--- begin DATA RECORDS ---

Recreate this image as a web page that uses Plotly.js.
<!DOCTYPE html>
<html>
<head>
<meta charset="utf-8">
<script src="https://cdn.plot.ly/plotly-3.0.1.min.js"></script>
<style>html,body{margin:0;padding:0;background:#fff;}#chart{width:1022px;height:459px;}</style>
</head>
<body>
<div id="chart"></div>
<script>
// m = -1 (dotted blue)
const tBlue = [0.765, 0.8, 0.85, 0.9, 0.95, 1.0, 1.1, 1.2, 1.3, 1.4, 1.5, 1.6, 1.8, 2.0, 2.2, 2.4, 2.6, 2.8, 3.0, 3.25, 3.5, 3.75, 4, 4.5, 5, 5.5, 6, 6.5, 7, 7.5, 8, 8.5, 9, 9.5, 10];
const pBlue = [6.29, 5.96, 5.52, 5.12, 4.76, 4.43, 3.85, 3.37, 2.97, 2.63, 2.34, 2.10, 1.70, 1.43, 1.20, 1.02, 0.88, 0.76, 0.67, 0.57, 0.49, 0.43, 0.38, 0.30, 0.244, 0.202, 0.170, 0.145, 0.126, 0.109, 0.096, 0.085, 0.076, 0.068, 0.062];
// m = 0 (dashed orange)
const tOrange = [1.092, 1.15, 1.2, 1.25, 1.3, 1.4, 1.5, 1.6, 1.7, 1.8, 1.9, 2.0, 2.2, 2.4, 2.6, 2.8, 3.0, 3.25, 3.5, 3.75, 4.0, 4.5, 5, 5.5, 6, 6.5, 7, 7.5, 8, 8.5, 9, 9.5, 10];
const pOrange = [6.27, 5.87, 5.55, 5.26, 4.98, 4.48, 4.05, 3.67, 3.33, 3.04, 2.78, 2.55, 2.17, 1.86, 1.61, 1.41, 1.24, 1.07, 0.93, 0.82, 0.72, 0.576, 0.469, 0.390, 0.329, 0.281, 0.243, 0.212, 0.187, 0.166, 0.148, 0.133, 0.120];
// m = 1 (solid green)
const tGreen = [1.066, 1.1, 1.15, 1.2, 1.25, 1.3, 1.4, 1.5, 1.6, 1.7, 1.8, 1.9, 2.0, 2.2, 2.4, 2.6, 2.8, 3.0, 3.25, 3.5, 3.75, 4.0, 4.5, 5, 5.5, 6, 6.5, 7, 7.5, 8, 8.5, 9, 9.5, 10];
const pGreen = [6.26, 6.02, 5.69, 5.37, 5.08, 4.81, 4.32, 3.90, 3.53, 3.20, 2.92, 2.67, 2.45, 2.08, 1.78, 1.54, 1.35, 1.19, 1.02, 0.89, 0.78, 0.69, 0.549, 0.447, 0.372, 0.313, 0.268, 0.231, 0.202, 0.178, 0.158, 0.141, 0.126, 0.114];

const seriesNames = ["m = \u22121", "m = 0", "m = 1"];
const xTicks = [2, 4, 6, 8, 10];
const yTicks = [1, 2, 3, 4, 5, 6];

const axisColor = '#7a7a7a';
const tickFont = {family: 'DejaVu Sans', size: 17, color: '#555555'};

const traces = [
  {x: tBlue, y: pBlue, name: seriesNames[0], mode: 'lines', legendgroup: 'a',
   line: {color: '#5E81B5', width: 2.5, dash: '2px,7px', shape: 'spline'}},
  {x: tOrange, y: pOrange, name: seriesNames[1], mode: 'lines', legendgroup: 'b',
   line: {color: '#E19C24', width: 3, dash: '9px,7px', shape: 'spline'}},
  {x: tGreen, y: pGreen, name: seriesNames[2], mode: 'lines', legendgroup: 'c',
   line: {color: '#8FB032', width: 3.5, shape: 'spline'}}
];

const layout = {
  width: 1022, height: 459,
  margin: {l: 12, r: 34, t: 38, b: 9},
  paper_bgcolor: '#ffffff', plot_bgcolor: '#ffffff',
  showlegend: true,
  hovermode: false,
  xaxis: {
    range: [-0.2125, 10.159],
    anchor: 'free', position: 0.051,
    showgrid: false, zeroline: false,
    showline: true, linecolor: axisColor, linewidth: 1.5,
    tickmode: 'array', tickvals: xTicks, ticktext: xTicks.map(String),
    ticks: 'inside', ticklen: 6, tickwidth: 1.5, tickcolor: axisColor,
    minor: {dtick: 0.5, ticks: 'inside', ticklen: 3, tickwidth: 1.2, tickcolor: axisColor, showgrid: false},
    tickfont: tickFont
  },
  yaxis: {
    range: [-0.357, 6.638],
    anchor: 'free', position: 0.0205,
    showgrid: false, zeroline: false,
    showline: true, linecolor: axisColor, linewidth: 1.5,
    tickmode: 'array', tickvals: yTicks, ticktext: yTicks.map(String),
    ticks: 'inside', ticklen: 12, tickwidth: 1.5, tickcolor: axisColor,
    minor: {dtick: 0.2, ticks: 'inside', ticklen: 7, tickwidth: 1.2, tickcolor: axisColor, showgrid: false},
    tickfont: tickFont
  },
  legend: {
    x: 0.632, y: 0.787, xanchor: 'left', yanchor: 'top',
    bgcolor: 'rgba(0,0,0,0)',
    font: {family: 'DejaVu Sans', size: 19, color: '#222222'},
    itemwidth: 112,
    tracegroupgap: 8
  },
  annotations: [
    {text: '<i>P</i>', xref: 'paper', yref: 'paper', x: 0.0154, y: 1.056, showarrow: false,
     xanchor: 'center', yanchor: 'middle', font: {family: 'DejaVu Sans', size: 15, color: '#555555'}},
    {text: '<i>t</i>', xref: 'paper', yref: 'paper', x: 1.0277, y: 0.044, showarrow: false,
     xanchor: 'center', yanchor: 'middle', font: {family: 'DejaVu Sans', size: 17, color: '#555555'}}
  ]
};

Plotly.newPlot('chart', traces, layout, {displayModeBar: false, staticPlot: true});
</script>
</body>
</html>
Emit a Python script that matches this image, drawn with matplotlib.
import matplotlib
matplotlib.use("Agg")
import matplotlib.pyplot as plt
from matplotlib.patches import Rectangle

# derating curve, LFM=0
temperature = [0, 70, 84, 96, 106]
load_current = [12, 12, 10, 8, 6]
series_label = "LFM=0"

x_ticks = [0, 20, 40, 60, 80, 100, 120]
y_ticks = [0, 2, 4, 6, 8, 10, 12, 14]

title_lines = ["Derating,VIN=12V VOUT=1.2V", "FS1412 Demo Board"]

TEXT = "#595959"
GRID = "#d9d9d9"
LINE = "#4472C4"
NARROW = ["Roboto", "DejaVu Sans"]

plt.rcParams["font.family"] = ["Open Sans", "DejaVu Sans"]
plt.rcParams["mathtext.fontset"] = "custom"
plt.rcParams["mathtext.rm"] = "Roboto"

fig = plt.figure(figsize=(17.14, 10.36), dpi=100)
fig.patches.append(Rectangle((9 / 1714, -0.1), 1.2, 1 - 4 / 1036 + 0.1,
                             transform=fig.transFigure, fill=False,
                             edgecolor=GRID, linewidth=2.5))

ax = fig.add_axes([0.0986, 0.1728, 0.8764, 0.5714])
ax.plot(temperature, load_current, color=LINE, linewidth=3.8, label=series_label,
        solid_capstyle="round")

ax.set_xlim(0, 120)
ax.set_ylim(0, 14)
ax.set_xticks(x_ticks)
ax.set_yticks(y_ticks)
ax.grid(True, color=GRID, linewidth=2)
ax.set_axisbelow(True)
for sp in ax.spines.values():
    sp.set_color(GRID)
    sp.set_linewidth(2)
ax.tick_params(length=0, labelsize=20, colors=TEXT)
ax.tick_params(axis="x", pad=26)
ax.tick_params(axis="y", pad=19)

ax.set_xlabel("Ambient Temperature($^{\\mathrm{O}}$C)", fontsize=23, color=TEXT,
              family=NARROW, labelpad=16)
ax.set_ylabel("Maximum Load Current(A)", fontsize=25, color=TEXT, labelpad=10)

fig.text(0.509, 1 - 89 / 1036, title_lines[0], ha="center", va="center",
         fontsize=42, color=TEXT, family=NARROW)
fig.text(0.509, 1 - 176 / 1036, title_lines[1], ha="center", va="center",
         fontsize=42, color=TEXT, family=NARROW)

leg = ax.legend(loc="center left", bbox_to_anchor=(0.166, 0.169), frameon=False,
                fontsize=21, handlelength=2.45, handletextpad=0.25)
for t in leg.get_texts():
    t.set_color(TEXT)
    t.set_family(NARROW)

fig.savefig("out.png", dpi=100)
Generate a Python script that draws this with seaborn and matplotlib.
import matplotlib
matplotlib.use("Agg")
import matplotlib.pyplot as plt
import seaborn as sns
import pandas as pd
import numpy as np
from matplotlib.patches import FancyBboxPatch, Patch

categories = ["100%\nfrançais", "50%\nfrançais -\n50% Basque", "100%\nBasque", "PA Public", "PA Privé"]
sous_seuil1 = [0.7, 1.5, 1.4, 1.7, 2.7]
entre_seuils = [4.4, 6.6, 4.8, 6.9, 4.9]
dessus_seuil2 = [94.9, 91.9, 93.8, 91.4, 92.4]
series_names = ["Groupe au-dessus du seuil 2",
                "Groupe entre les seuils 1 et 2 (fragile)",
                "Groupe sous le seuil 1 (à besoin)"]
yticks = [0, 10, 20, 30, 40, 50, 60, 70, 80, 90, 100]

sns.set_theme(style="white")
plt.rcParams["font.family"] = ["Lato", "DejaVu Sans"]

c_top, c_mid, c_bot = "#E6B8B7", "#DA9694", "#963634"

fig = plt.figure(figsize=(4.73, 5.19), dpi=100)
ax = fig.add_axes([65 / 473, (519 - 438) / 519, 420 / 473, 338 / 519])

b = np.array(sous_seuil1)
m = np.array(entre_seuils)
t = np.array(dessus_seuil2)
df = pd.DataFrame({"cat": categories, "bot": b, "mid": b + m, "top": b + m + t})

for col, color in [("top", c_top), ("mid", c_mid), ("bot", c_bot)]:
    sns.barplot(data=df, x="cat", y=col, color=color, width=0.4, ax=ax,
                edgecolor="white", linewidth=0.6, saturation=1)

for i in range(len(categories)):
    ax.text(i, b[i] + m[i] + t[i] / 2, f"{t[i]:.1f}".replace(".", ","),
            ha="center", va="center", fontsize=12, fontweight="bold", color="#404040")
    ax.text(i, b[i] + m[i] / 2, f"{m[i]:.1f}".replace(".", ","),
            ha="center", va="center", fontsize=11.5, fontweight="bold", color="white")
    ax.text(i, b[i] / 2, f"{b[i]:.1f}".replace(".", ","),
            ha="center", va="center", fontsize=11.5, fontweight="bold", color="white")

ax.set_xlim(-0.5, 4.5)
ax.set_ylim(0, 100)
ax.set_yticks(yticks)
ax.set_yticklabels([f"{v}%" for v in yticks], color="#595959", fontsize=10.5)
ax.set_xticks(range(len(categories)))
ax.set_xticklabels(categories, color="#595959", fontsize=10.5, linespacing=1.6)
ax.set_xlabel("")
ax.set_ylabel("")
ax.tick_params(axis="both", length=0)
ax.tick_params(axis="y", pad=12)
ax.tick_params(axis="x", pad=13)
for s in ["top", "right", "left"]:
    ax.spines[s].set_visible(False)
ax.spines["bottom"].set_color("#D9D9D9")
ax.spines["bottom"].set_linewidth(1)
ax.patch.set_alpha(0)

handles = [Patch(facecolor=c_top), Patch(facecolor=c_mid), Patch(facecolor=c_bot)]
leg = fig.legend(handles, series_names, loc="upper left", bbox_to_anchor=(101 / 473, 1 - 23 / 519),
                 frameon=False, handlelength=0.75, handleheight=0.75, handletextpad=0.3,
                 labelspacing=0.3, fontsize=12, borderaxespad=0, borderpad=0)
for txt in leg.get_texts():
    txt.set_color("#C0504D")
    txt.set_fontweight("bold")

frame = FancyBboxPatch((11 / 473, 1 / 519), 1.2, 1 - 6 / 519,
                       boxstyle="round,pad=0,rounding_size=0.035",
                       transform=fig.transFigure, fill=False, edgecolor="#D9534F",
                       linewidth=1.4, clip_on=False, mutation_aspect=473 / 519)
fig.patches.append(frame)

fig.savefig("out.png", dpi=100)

--- end DATA RECORDS ---

GOAL: Retype the records above, but only those lines that fall between the line containing "Emit a Python" and the line containing "edgecolor=GRID, linewidth=2.5))", with both of those lines included, exactly as written.

WRITTEN REPLY:
Emit a Python script that matches this image, drawn with matplotlib.
import matplotlib
matplotlib.use("Agg")
import matplotlib.pyplot as plt
from matplotlib.patches import Rectangle

# derating curve, LFM=0
temperature = [0, 70, 84, 96, 106]
load_current = [12, 12, 10, 8, 6]
series_label = "LFM=0"

x_ticks = [0, 20, 40, 60, 80, 100, 120]
y_ticks = [0, 2, 4, 6, 8, 10, 12, 14]

title_lines = ["Derating,VIN=12V VOUT=1.2V", "FS1412 Demo Board"]

TEXT = "#595959"
GRID = "#d9d9d9"
LINE = "#4472C4"
NARROW = ["Roboto", "DejaVu Sans"]

plt.rcParams["font.family"] = ["Open Sans", "DejaVu Sans"]
plt.rcParams["mathtext.fontset"] = "custom"
plt.rcParams["mathtext.rm"] = "Roboto"

fig = plt.figure(figsize=(17.14, 10.36), dpi=100)
fig.patches.append(Rectangle((9 / 1714, -0.1), 1.2, 1 - 4 / 1036 + 0.1,
                             transform=fig.transFigure, fill=False,
                             edgecolor=GRID, linewidth=2.5))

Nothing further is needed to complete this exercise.